Repeat the material exactly from its first line to the line that includes "[horse] (m) at". Skip pictures.

begin Raw data

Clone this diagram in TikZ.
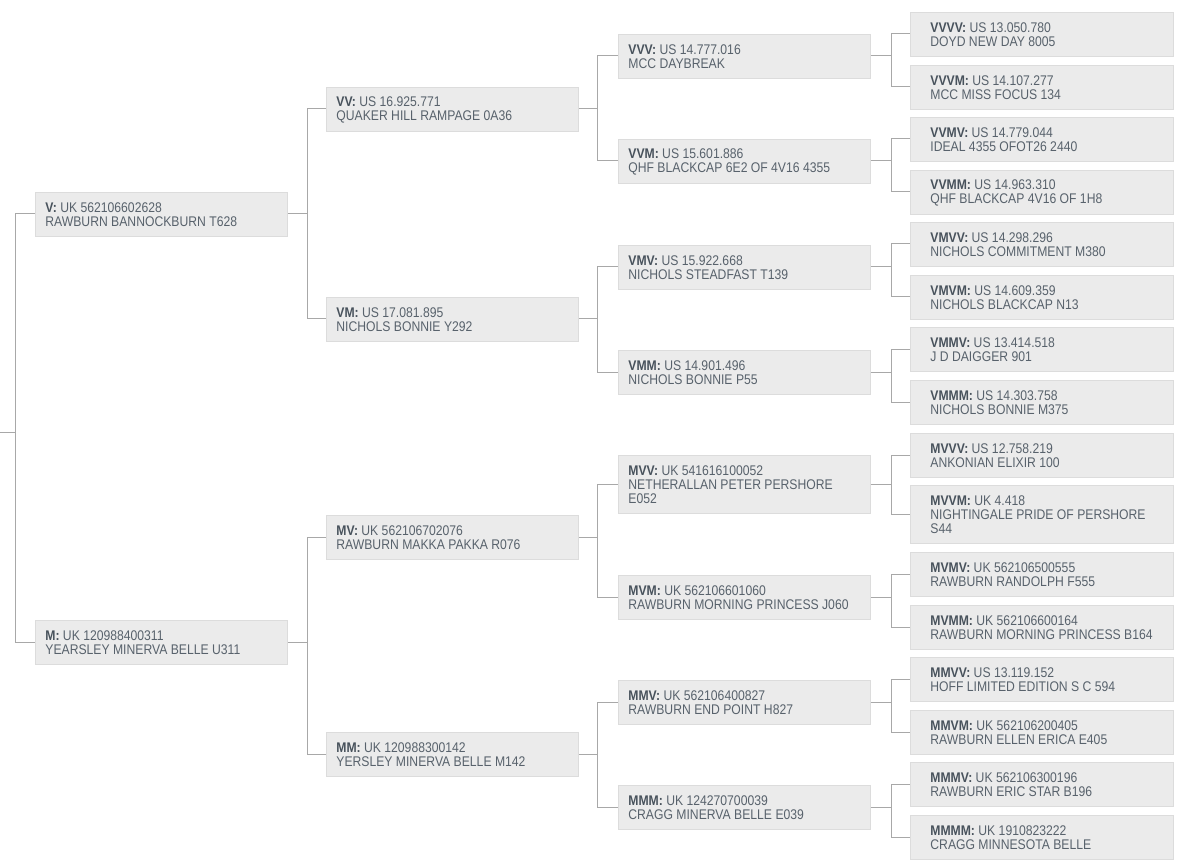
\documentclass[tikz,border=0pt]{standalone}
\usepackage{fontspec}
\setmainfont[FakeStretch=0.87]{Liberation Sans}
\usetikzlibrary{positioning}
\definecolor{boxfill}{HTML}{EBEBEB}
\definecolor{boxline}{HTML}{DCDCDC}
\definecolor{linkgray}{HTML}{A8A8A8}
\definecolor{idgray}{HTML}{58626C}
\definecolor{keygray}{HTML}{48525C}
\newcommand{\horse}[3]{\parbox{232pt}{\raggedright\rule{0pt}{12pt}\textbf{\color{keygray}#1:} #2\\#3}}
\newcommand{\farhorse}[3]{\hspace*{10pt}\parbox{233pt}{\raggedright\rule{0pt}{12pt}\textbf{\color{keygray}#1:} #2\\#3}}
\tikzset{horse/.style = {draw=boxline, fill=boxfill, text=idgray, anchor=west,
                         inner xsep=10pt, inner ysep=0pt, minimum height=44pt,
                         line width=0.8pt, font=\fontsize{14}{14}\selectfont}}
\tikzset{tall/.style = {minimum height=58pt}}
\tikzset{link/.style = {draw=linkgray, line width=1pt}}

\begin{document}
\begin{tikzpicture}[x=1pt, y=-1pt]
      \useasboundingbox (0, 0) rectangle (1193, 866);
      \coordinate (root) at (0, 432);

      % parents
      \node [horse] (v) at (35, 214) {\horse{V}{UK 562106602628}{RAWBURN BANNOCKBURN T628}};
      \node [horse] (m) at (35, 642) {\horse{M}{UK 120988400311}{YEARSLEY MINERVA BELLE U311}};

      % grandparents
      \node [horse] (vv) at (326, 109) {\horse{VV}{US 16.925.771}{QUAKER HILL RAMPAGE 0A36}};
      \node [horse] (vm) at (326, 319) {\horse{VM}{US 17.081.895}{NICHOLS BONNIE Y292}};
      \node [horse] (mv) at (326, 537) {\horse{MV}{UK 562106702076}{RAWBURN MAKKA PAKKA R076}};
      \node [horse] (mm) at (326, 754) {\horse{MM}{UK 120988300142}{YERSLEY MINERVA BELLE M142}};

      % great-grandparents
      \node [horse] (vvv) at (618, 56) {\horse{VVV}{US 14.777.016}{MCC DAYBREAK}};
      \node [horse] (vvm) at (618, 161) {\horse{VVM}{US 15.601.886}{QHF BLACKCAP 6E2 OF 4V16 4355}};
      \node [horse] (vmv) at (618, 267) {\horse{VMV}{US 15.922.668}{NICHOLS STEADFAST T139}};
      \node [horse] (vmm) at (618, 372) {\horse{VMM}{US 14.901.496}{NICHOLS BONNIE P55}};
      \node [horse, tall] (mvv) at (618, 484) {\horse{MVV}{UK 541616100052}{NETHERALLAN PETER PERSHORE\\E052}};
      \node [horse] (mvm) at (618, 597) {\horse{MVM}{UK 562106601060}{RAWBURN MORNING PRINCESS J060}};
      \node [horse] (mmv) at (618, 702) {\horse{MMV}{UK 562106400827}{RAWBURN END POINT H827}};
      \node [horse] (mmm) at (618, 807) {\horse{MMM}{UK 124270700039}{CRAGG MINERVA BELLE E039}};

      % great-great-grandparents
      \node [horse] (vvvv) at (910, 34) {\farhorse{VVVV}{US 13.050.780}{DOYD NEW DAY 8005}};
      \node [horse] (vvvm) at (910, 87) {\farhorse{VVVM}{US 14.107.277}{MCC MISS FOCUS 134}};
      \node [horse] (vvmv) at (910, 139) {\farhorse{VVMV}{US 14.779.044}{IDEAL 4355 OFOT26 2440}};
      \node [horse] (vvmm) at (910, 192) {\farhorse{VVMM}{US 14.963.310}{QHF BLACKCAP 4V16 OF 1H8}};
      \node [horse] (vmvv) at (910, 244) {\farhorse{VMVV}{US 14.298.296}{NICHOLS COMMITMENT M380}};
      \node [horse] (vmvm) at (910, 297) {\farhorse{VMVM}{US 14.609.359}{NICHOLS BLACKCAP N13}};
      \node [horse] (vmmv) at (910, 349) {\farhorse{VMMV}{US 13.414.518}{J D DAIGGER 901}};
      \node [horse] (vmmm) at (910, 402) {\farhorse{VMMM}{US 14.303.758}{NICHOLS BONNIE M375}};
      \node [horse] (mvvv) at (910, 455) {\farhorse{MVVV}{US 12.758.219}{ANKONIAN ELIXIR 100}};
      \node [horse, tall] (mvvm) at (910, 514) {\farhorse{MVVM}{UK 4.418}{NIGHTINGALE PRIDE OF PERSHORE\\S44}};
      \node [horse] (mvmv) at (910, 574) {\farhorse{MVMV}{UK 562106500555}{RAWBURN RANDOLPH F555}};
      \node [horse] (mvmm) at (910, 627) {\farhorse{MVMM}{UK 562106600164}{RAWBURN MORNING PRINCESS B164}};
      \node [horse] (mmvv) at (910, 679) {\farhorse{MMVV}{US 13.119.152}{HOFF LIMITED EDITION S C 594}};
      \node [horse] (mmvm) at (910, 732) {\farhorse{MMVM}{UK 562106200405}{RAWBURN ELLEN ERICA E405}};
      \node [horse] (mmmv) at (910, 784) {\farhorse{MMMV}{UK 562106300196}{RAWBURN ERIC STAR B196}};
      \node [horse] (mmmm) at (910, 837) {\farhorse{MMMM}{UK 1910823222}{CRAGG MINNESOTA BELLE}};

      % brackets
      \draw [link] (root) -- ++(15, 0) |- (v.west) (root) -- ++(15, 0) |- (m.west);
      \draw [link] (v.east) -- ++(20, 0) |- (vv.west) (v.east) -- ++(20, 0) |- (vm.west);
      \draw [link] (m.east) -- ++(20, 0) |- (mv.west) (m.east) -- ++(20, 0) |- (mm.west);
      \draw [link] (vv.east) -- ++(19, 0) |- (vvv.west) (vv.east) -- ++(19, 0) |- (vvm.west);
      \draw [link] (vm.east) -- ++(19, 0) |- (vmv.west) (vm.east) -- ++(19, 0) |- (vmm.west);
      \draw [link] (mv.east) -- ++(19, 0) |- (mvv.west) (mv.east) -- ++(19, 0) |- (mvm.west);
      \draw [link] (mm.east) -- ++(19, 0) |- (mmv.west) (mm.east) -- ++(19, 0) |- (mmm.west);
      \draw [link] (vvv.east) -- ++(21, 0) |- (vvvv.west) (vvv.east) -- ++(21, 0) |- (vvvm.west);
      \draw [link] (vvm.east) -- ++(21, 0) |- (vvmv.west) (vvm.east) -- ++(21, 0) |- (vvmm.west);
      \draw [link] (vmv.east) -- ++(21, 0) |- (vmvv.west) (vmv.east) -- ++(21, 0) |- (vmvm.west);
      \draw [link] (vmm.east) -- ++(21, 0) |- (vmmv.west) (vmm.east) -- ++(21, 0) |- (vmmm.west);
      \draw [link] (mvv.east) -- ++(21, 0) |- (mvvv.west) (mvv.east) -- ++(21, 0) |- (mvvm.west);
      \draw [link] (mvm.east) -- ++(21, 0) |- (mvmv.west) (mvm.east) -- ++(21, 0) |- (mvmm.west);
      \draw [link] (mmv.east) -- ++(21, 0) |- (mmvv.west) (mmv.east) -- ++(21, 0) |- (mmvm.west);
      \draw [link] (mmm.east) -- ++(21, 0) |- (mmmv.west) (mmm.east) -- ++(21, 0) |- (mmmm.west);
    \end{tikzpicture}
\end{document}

end Raw data

Written solution —
Clone this diagram in TikZ.
\documentclass[tikz,border=0pt]{standalone}
\usepackage{fontspec}
\setmainfont[FakeStretch=0.87]{Liberation Sans}
\usetikzlibrary{positioning}
\definecolor{boxfill}{HTML}{EBEBEB}
\definecolor{boxline}{HTML}{DCDCDC}
\definecolor{linkgray}{HTML}{A8A8A8}
\definecolor{idgray}{HTML}{58626C}
\definecolor{keygray}{HTML}{48525C}
\newcommand{\horse}[3]{\parbox{232pt}{\raggedright\rule{0pt}{12pt}\textbf{\color{keygray}#1:} #2\\#3}}
\newcommand{\farhorse}[3]{\hspace*{10pt}\parbox{233pt}{\raggedright\rule{0pt}{12pt}\textbf{\color{keygray}#1:} #2\\#3}}
\tikzset{horse/.style = {draw=boxline, fill=boxfill, text=idgray, anchor=west,
                         inner xsep=10pt, inner ysep=0pt, minimum height=44pt,
                         line width=0.8pt, font=\fontsize{14}{14}\selectfont}}
\tikzset{tall/.style = {minimum height=58pt}}
\tikzset{link/.style = {draw=linkgray, line width=1pt}}

\begin{document}
\begin{tikzpicture}[x=1pt, y=-1pt]
      \useasboundingbox (0, 0) rectangle (1193, 866);
      \coordinate (root) at (0, 432);

      % parents
      \node [horse] (v) at (35, 214) {\horse{V}{UK 562106602628}{RAWBURN BANNOCKBURN T628}};
      \node [horse] (m) at (35, 642) {\horse{M}{UK 120988400311}{YEARSLEY MINERVA BELLE U311}};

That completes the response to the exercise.